Bank of America Threatened Freddie Mac with Loan Cutoff
I didn’t catch it at first, but an item late in that Business Week cover story on the mortgage mess was very revealing. For context, keep in mind that Bank of America is claiming no problems with either their foreclosure operations or their securitization processes. While they’ve set aside $4.4 billion for buy-backs of sour mortgages from investors, they claim that the problems are entirely manageable and not systemic. At the same time, they’re running these games:
Bank of America, the nation’s largest lender, has resorted to tough tactics in resisting repurchases of bad loans. Facing pressure from Freddie Mac, one of the two government-controlled mortgage financing companies, to buy back money-losing home loans with problems like inflated appraisals, overstated borrower income, or inadequate documentation, Bank of America issued a blunt threat, according to two people with direct knowledge of the incident. If Freddie Mac did not back off its demands for the buybacks, Bank of America officials said, the bank would take more of the new, more profitable mortgages it is originating these days to rival Fannie Mae, these people said. Freddie and Fannie, known as GSEs (government-sponsored entities), need a steady supply of healthy new loans to climb out of their financial hole.
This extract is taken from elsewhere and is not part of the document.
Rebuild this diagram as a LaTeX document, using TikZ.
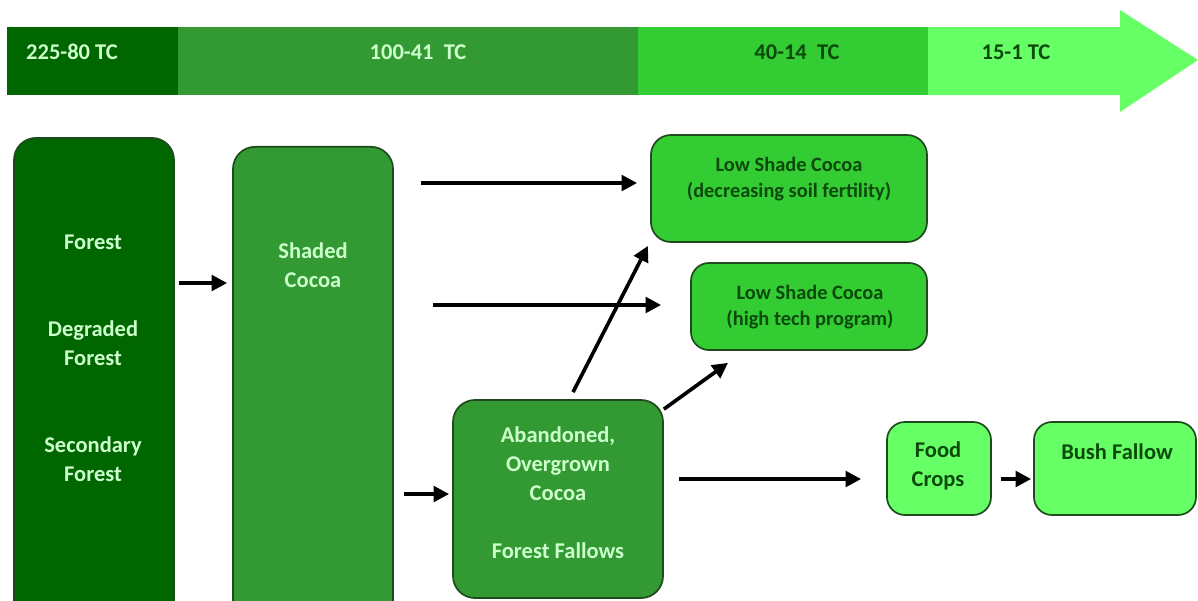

The claimed threat from Bank of America, which was not put into writing, according to one of these people, was taken seriously enough that it has been discussed at several Freddie Mac board meetings, including one in mid-October. Some officials have urged the Federal Housing Finance Agency—the government conservator that has controlled Fannie and Freddie since they were bailed out in 2008—to confront Bank of America and prevent it from trying to play one against the other, which may be infuriating but is not illegal. “If the tactic worked, I’d be shocked and appalled,” said Thomas Lawler, a former portfolio manager at Fannie Mae and now an economic consultant. “The GSEs are supposed to be run now to minimize losses to the taxpayers. Freddie ought to ignore the threat.” FHFA Acting Director Edward J. DeMarco declined to comment, as did officials of Freddie Mac. Bank of America also declined to comment.
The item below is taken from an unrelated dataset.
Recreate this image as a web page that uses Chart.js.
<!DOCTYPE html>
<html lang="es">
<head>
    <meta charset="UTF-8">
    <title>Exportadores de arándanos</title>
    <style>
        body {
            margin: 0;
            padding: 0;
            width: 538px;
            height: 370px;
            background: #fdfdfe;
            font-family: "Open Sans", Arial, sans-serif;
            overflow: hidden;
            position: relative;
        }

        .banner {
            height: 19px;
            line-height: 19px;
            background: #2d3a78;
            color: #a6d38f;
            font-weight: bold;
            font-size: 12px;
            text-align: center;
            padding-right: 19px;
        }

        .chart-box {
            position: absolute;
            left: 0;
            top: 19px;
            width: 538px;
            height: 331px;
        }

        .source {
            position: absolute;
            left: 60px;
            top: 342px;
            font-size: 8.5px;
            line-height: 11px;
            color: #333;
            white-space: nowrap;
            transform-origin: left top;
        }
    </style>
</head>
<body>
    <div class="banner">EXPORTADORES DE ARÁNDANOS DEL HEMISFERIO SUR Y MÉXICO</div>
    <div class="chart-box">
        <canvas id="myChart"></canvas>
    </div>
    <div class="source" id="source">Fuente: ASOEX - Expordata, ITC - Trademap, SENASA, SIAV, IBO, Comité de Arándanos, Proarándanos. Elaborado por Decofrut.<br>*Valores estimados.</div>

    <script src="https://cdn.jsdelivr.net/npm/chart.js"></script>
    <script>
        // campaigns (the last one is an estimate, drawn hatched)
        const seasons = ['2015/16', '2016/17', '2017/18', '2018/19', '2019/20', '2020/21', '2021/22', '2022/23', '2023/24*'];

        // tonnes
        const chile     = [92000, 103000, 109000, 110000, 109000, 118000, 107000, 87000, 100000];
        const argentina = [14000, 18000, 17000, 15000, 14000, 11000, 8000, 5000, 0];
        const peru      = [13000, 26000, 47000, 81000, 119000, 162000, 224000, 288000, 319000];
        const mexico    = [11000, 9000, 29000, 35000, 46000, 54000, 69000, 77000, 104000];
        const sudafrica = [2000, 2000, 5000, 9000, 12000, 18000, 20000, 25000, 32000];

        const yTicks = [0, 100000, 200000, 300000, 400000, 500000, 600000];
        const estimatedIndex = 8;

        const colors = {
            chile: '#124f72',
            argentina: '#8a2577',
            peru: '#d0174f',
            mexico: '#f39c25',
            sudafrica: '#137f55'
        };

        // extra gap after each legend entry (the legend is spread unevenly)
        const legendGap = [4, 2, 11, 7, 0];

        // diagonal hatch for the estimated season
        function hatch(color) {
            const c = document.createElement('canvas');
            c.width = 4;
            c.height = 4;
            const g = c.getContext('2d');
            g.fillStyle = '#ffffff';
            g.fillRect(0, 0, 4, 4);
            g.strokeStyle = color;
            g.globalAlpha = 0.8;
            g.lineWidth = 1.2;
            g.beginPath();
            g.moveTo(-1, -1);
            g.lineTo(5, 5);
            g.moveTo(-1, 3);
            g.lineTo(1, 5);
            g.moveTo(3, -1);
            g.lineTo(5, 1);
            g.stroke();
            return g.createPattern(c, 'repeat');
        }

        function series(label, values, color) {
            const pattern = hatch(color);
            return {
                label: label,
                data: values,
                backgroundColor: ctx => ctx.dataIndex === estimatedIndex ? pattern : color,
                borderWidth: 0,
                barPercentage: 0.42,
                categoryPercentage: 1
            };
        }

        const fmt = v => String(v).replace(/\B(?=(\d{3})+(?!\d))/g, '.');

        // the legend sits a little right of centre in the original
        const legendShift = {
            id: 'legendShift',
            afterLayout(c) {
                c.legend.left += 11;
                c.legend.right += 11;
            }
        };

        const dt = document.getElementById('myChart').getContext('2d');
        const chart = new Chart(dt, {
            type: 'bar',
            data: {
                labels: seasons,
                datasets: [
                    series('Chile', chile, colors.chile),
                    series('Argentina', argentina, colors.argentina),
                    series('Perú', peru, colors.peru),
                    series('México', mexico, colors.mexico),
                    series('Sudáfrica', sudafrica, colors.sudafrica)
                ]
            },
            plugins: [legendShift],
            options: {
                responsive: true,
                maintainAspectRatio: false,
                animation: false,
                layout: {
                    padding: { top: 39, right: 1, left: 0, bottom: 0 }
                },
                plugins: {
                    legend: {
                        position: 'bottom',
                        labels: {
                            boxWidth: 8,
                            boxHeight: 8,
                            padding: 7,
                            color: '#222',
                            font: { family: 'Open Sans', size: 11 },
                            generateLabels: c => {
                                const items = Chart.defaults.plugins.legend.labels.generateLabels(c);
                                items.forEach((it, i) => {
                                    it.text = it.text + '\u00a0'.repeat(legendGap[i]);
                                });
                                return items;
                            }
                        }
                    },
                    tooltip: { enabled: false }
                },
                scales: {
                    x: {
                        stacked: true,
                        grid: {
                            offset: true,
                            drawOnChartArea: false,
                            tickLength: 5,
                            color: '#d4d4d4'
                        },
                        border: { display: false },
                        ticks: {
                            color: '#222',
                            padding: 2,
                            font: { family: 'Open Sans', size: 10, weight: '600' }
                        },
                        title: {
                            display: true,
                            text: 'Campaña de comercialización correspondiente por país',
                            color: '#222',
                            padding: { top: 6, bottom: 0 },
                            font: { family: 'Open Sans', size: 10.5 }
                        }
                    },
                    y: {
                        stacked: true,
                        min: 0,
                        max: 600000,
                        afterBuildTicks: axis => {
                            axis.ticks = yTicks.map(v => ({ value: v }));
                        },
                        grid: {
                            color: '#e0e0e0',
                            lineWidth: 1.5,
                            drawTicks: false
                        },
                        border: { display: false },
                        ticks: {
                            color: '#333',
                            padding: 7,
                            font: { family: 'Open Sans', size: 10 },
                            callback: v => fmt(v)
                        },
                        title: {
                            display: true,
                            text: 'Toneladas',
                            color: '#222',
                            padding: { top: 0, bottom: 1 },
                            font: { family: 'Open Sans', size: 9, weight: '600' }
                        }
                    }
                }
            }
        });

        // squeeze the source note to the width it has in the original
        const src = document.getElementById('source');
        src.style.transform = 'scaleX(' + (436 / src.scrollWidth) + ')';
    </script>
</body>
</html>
Emphasis mine. The bigger problem with this from BofA’s perspective is that DeMarco is already working to put back mortgages from both Fannie and Freddie onto the bank. Clearly, the BofA strategy is to divide and conquer. If they’re threatening Freddie Mac to move their new mortgages to Fannie Mae, they’re probably threatening Fannie Mae to move their new mortgages to Freddie Mac. Maybe they hope nobody at the GSEs talks to each other.
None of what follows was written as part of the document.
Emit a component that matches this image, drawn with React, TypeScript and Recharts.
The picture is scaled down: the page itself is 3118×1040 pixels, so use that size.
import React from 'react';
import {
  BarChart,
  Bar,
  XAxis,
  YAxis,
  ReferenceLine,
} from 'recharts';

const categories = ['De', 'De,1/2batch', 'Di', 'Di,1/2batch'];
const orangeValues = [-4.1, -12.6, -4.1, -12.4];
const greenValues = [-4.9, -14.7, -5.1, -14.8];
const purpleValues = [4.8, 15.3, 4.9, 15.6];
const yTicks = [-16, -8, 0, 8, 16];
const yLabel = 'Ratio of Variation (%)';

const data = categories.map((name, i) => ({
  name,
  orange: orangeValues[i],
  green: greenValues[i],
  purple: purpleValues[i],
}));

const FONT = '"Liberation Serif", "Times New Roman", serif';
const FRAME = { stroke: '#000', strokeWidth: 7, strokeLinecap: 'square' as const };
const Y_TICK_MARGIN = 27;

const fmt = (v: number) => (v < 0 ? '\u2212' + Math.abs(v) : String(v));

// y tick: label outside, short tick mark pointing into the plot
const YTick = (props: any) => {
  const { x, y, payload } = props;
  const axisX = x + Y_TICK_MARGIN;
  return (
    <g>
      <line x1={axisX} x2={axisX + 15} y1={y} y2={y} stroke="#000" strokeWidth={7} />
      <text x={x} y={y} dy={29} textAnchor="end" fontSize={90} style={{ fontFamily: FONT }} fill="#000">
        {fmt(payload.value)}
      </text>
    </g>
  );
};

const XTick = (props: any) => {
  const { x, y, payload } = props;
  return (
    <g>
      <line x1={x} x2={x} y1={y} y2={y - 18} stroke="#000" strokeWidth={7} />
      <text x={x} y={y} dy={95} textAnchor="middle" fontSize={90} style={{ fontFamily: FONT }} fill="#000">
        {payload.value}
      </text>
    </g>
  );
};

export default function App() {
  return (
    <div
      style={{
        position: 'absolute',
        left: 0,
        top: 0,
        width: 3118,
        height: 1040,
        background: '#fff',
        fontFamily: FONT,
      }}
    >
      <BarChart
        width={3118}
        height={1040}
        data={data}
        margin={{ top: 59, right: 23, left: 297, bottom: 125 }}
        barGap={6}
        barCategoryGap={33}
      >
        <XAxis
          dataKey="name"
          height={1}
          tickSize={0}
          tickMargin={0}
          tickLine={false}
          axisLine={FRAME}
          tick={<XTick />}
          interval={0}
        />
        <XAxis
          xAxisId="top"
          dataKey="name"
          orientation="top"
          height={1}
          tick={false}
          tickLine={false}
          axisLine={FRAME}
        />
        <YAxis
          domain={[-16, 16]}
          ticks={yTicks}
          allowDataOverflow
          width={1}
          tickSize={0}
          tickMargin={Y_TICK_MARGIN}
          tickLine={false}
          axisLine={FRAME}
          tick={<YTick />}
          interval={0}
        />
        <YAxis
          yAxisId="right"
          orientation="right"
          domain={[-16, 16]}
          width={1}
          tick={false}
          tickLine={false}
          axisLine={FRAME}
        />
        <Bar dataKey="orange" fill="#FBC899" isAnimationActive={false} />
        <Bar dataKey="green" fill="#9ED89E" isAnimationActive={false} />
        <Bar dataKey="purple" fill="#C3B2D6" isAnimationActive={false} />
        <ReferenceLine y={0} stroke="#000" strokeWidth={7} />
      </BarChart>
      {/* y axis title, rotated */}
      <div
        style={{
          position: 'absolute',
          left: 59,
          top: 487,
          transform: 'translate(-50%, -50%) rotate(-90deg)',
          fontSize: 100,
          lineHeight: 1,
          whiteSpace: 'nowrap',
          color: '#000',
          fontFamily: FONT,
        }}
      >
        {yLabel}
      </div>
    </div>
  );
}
But if this works, it amounts to a kind of blackmail by the biggest bank around against the GSEs. Fannie and Freddie have taken on the role of “the lender of last resort,” according to Ira Rheingold of the National Association of Consumer Advocates. The mortgage lending industry clearly polluted the market with bad loans, and Fannie and Freddie have an argument to get some of those bad loans off their books, though not all of them. But their loss mitigation strategy is a double-edged sword. In addition to trying to shed the worst of the loans, Fannie and Freddie have such a hole to dig from that they need a constant stream of performing new loans to stay above water. In addition, their role as lender of last resort means they hold a great deal of responsibility for the broader housing market, and by association the economy. So BofA can come in and say that they’ll sell to one and not the other and cause real problems inside the GSEs. Pretty devious.
I wonder if consolidation would be a possible remedy here.